Ganti Rugi Lahan Bendungan Waeapo Harus Berasaskan Keadilan
Oleh : Jermias Rarsina (Advokat dan Dosen Hukum UKI Paulus Makassar)
MASALAH ganti rugi lahan masyarakat adat yang terkena imbas proyek nasional pembangunan Bendungan Waeapo di Kabupaten Buru pengaturannya harus dilaksanakan secara baik dan benar sesuai maksud dan tujuannya dengan melihat kepada berbagai segi.
Nilai proyek bendungan mencapai Rp. 2,1 triliun itu adalah nilai yang sangat fantastik. Sehingga pengadaan tanah senilai Rp. 3,5 milyar bagi proyek pembangunan Bendungan Waeapo untuk kepentingan umum yang di dalamnya masuk wilayah adat masyarakat, tidak boleh menimbulkan masalah dalam prakteknya.
Salah satunya adalah, hak memperoleh ganti rugi atau pemberian santunan yang layak untuk kesejahteraan masyarakat yang terkena kegiatan pengadaan tanah.
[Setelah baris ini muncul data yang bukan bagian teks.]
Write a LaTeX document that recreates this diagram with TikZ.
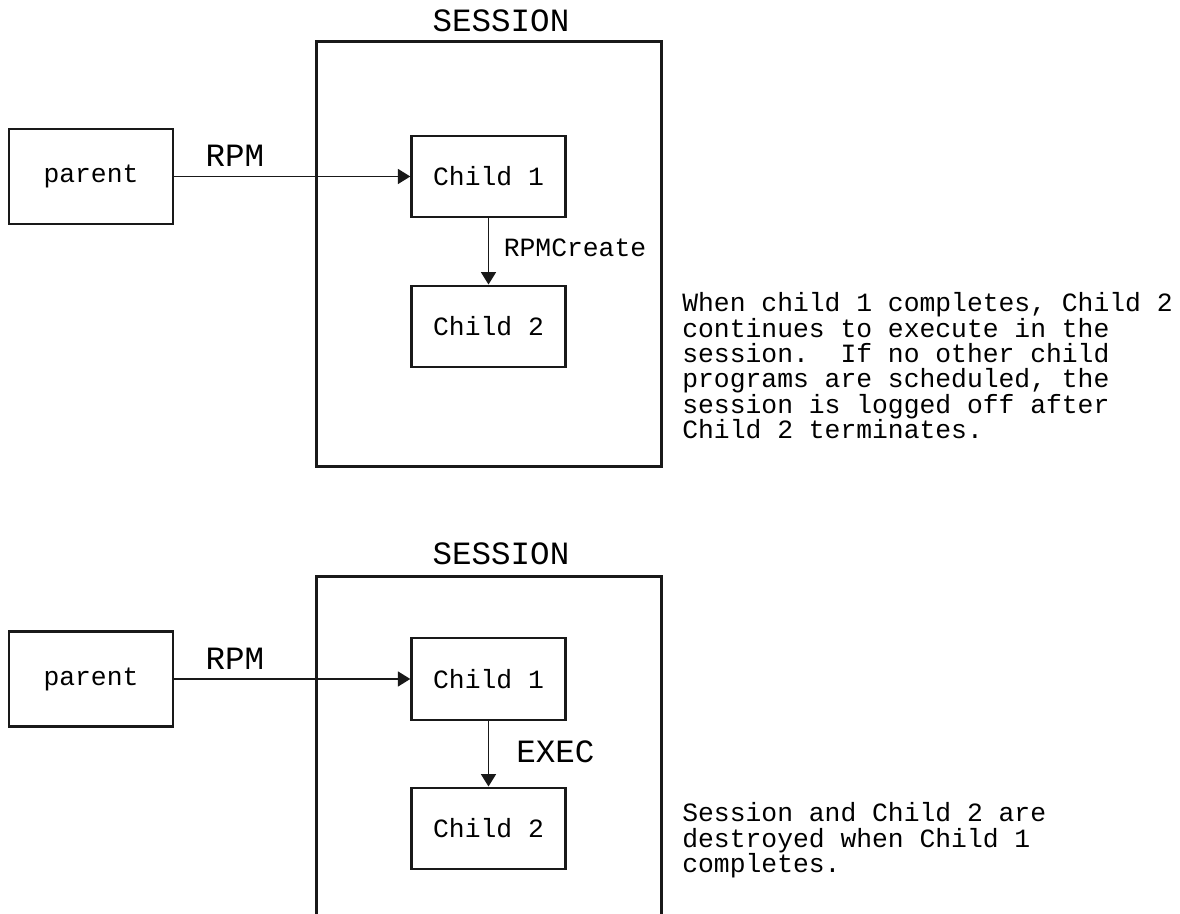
\documentclass[tikz,border=0pt]{standalone}
\usepackage{fontspec}
\setmonofont{Liberation Mono}
\usetikzlibrary{arrows.meta}

\begin{document}
\begin{tikzpicture}[
  every node/.style={font=\ttfamily},
  procbox/.style={rectangle,draw=black!90,line width=1.4pt,minimum width=3.08cm,minimum height=1.63cm,
    inner sep=0pt,font=\ttfamily\fontsize{15}{14.4}\selectfont},
  parentbox/.style={procbox,minimum width=3.27cm,minimum height=1.9cm},
  sessframe/.style={draw=black!90,line width=1.4pt},
  biglabel/.style={inner sep=0pt,font=\ttfamily\fontsize{18.5}{20}\selectfont},
  smalllabel/.style={inner sep=0pt,font=\ttfamily\fontsize{15}{14.4}\selectfont},
  notetext/.style={inner sep=0pt,anchor=base west,align=left,
    font=\ttfamily\fontsize{15}{14.4}\selectfont\frenchspacing},
  callarrow/.style={-{Triangle[length=7pt,width=8.5pt]},line width=0.8pt,black!90},
]
\useasboundingbox (0,0) rectangle (23.6,18.28);

% ---------- Upper case: RPMCreate ----------
\draw[sessframe] (6.33,8.95) rectangle (13.23,17.45);
\node[biglabel] (SA) at (10.02,17.87) {SESSION};

\node[parentbox] (PA) at (1.82,14.75) {parent};
\node[procbox] (A1) at (9.77,14.75) {Child 1};
\node[procbox] (A2) at (9.77,11.75) {Child 2};

\draw[callarrow] (PA.east) -- (A1.west);
\node[biglabel] (RA) at (4.70,15.16) {RPM};

\draw[callarrow] (A1.south) -- (A2.north);
\node[smalllabel,anchor=west] (CR) at (10.07,13.33) {RPMCreate};

% base anchor sits on the last line
\node[notetext] (NA) at (13.64,9.51) {When child 1 completes, Child 2\\continues to execute in the\\session.~~If no other child\\programs are scheduled, the\\session is logged off after\\Child 2 terminates.};

% ---------- Lower case: EXEC ----------
\draw[sessframe] (6.33,0) |- (13.23,6.75) -- (13.23,0);
\node[biglabel] (SB) at (10.02,7.20) {SESSION};

\node[parentbox] (PB) at (1.82,4.70) {parent};
\node[procbox] (B1) at (9.77,4.70) {Child 1};
\node[procbox] (B2) at (9.77,1.71) {Child 2};

\draw[callarrow] (PB.east) -- (B1.west);
\node[biglabel] (RB) at (4.70,5.11) {RPM};

\draw[callarrow] (B1.south) -- (B2.north);
\node[biglabel,anchor=west] (EX) at (10.32,3.24) {EXEC};

\node[notetext] (NB) at (13.64,0.83) {Session and Child 2 are\\destroyed when Child 1\\completes.};

\end{tikzpicture}
\end{document}
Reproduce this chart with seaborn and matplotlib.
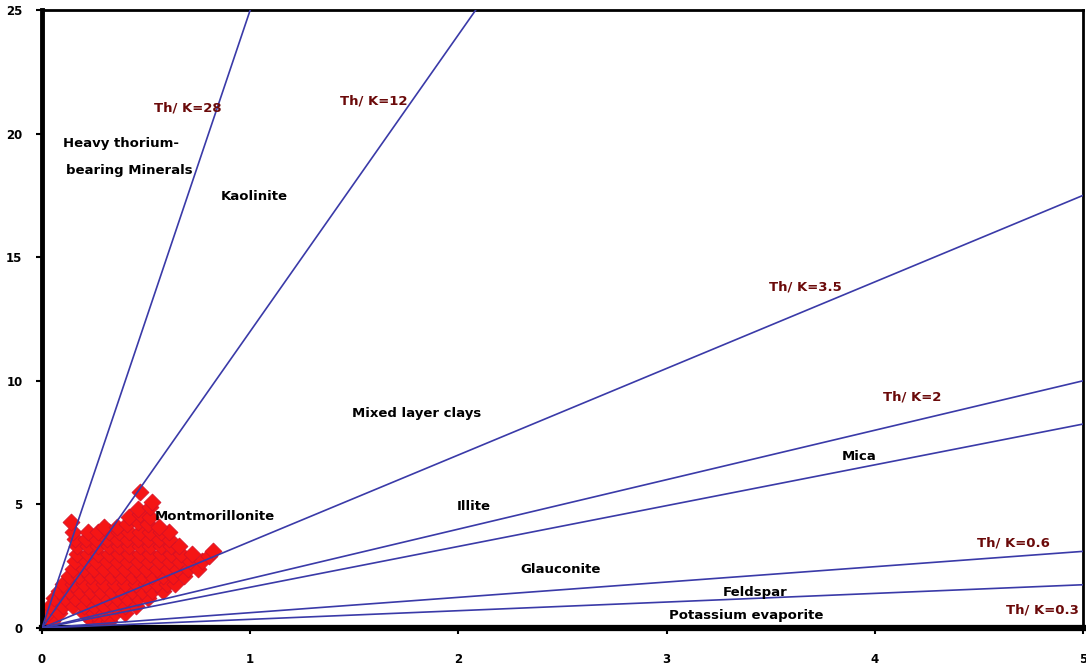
import matplotlib
matplotlib.use("Agg")
import matplotlib.pyplot as plt
import seaborn as sns
import numpy as np
import pandas as pd

# Th/K ratio reference lines
ratios = [25, 12, 3.5, 2, 1.65, 0.62, 0.35]
ratio_labels = ["Th/ K=28", "Th/ K=12", "Th/ K=3.5", "Th/ K=2", "Th/ K=0.6", "Th/ K=0.3"]
ratio_label_x = [0.54, 1.43, 3.49, 4.04, 4.49, 4.63]
ratio_label_y = [21.05, 21.3, 13.8, 9.35, 3.44, 0.73]

minerals = ["Heavy thorium-", "bearing Minerals", "Kaolinite", "Mixed layer clays", "Mica",
            "Illite", "Montmorillonite", "Glauconite", "Feldspar", "Potassium evaporite"]
mineral_x = [0.10, 0.115, 0.86, 1.49, 3.84, 1.99, 0.54, 2.30, 3.27, 3.01]
mineral_y = [19.6, 18.5, 17.45, 8.66, 6.92, 4.9, 4.53, 2.35, 1.42, 0.49]

# sample points (K %, Th ppm) read row by row
K = [0.02, 0.05, 0.24, 0.28, 0.32,
     0.03, 0.08, 0.20, 0.25, 0.30, 0.35, 0.40,
     0.04, 0.10, 0.15, 0.20, 0.25, 0.30, 0.35, 0.40, 0.45,
     0.06, 0.11, 0.16, 0.21, 0.26, 0.31, 0.36, 0.41, 0.46, 0.51,
     0.08, 0.13, 0.18, 0.23, 0.28, 0.33, 0.38, 0.43, 0.48, 0.53, 0.58,
     0.10, 0.15, 0.20, 0.25, 0.30, 0.35, 0.40, 0.45, 0.50, 0.55, 0.60, 0.64,
     0.13, 0.18, 0.23, 0.28, 0.33, 0.38, 0.43, 0.48, 0.53, 0.58, 0.63, 0.68,
     0.15, 0.20, 0.25, 0.30, 0.35, 0.40, 0.45, 0.50, 0.55, 0.60, 0.65, 0.70, 0.75,
     0.16, 0.21, 0.26, 0.31, 0.36, 0.41, 0.46, 0.51, 0.56, 0.61, 0.66, 0.71, 0.77, 0.80,
     0.17, 0.22, 0.27, 0.32, 0.37, 0.42, 0.47, 0.52, 0.57, 0.62, 0.67, 0.72, 0.82,
     0.17, 0.22, 0.27, 0.32, 0.37, 0.42, 0.47, 0.52, 0.57, 0.62, 0.66,
     0.16, 0.21, 0.26, 0.31, 0.36, 0.41, 0.46, 0.51, 0.56, 0.61,
     0.15, 0.22, 0.27, 0.32, 0.37, 0.42, 0.47, 0.52, 0.57, 0.61,
     0.14, 0.30, 0.36, 0.41, 0.46, 0.51, 0.56,
     0.42, 0.47, 0.52,
     0.46, 0.52,
     0.53,
     0.47]
Th = [0.3, 0.3, 0.3, 0.3, 0.3,
      0.6, 0.6, 0.6, 0.6, 0.6, 0.6, 0.6,
      0.9, 0.9, 0.9, 0.9, 0.9, 0.9, 0.9, 0.9, 0.9,
      1.2, 1.2, 1.2, 1.2, 1.2, 1.2, 1.2, 1.2, 1.2, 1.2,
      1.5, 1.5, 1.5, 1.5, 1.5, 1.5, 1.5, 1.5, 1.5, 1.5, 1.5,
      1.8, 1.8, 1.8, 1.8, 1.8, 1.8, 1.8, 1.8, 1.8, 1.8, 1.8, 1.8,
      2.1, 2.1, 2.1, 2.1, 2.1, 2.1, 2.1, 2.1, 2.1, 2.1, 2.1, 2.1,
      2.4, 2.4, 2.4, 2.4, 2.4, 2.4, 2.4, 2.4, 2.4, 2.4, 2.4, 2.4, 2.4,
      2.7, 2.7, 2.7, 2.7, 2.7, 2.7, 2.7, 2.7, 2.7, 2.7, 2.7, 2.7, 2.7, 2.9,
      3.0, 3.0, 3.0, 3.0, 3.0, 3.0, 3.0, 3.0, 3.0, 3.0, 3.0, 3.0, 3.1,
      3.3, 3.3, 3.3, 3.3, 3.3, 3.3, 3.3, 3.3, 3.3, 3.3, 3.3,
      3.6, 3.6, 3.6, 3.6, 3.6, 3.6, 3.6, 3.6, 3.6, 3.6,
      3.9, 3.9, 3.9, 3.9, 3.9, 3.9, 3.9, 3.9, 3.9, 3.9,
      4.3, 4.1, 4.1, 4.2, 4.3, 4.2, 4.1,
      4.5, 4.6, 4.5,
      4.8, 4.9,
      5.1,
      5.5]

sns.set_style("white")
plt.rcParams['font.family'] = ['DejaVu Sans']

fig = plt.figure(figsize=(10.86, 6.66), dpi=100)
ax = fig.add_axes([42/1086, 1 - 628/666, (1083-42)/1086, (628-10)/666])

pts = pd.DataFrame({"K": K, "Th": Th})
sns.scatterplot(data=pts, x="K", y="Th", marker="D", s=75, color="#f51515",
                edgecolor="#d01028", linewidth=0.5, ax=ax, zorder=2, legend=False)

rows = []
for r in ratios:
    for xv in (0.0, 5.0):
        rows.append({"K": xv, "Th": r * xv, "ratio": r})
lines = pd.DataFrame(rows)
sns.lineplot(data=lines, x="K", y="Th", units="ratio", estimator=None,
             color="#3a3aa8", linewidth=1.2, ax=ax, zorder=3, legend=False)

for t, x, y in zip(ratio_labels, ratio_label_x, ratio_label_y):
    ax.text(x, y, t, color="#6b0a0a", fontsize=9.5, fontweight="bold", va="center", ha="left", zorder=4)
for t, x, y in zip(minerals, mineral_x, mineral_y):
    ax.text(x, y, t, color="black", fontsize=9.5, fontweight="bold", va="center", ha="left", zorder=4)

ax.set_xlim(0, 5)
ax.set_ylim(0, 25)
ax.set_xticks([0, 1, 2, 3, 4, 5])
ax.set_yticks([0, 5, 10, 15, 20, 25])
ax.set_xlabel("")
ax.set_ylabel("")
for side, lw in [("left", 3.5), ("bottom", 4.5), ("top", 2), ("right", 2)]:
    ax.spines[side].set_visible(True)
    ax.spines[side].set_color("black")
    ax.spines[side].set_linewidth(lw)
ax.tick_params(axis="both", direction="out", length=4, width=1.5, colors="black",
               labelsize=8.5, pad=14, bottom=True, left=True)
ax.tick_params(axis="y", pad=10)
for lab in ax.get_xticklabels() + ax.get_yticklabels():
    lab.set_fontweight("bold")

fig.savefig("out.png", dpi=100, facecolor="white")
Pengadaan tanah pada lahan masyarakat adat untuk proyek Bendungan Waeapo di Kabupaten Buru yang memerlukan tanah seluas 400 hektar, dalam hubungannya dengan ganti rugi lahan secara hukum tidak terlepas dari status hak atas tanah.
Fenomena masyarakat adat di wilayah tersebut yang menyatakan keberatan terkait besaran pemberian uang santunan dalam wilayah adat yang mereka tempati dapat dibenarkan, apalagi jika belum ada yang menerima.
Secara umum, UU No. 2 Tahun 2012 tentang Pengadaan Tanah pada pasal 41 sampai pasal 44 memberikan hak kepada pemilik lahan sebagai pihak yang berhak memperoleh ganti kerugian.
Akan tetapi sebelum masuk kepada penetapan ganti rugi dimaksud, tentunya harus melewati berbagai prosedur awal lainnya. Seperti konsultasi publik yang melibatkan instansi berwenang dan terkait, penelitian obyek hak atas tanah dan subyek hukum pemegang haknya, dan musyawarah mufakat antara panitia pengadaan tanah dengan masyarakat pemegang hak atas tanah.
Bahkan melibatkan pula tim apraisal (juru taksir) yang memberi penilaian mengenai taksasi harga. Semuanya secara regulasi bersifat normatif, namun dalam pelaksanaan harus berasaskan prinsip pengadaan tanah yang bersifat menghilangkan perbuatan spekulatif dan komersialis.
Itulah yang mendorong prinsip pengadaan tanah berasaskan keadilan, keterbukaan, keikutsertaan, kesepakatan dan kesejahteraan masyarakat yang berkepentingan untuk mencapai tujuan bersama dari kegiataan pengadaan tanah.
Kalau konteks persoalan hukum masyarakat adat di Kabupaten Buru yang tanahnya terkena proyek pembangunan bendungan seluas 400 hektar yang begitu luas, lalu kemudian mekanisme pembayaran lahan dengan memberi santunan? Maka cukup beralasan jika warga mempertanyakan hal tersebut.
Sekalipun memang ada dasar hukumnya yaitu Perpres No. 62 tahun 2018 tentang Pengadaan Dampak Sosial Kemasyarakatan Dalam Rangka Pengadaan Tanah Untuk Pembangunan Nasional, berkaitan dengan masyarakat yang menguasai tanah negara atau tanah pemerintah, pemerintah daerah, BUMN atau BUMD.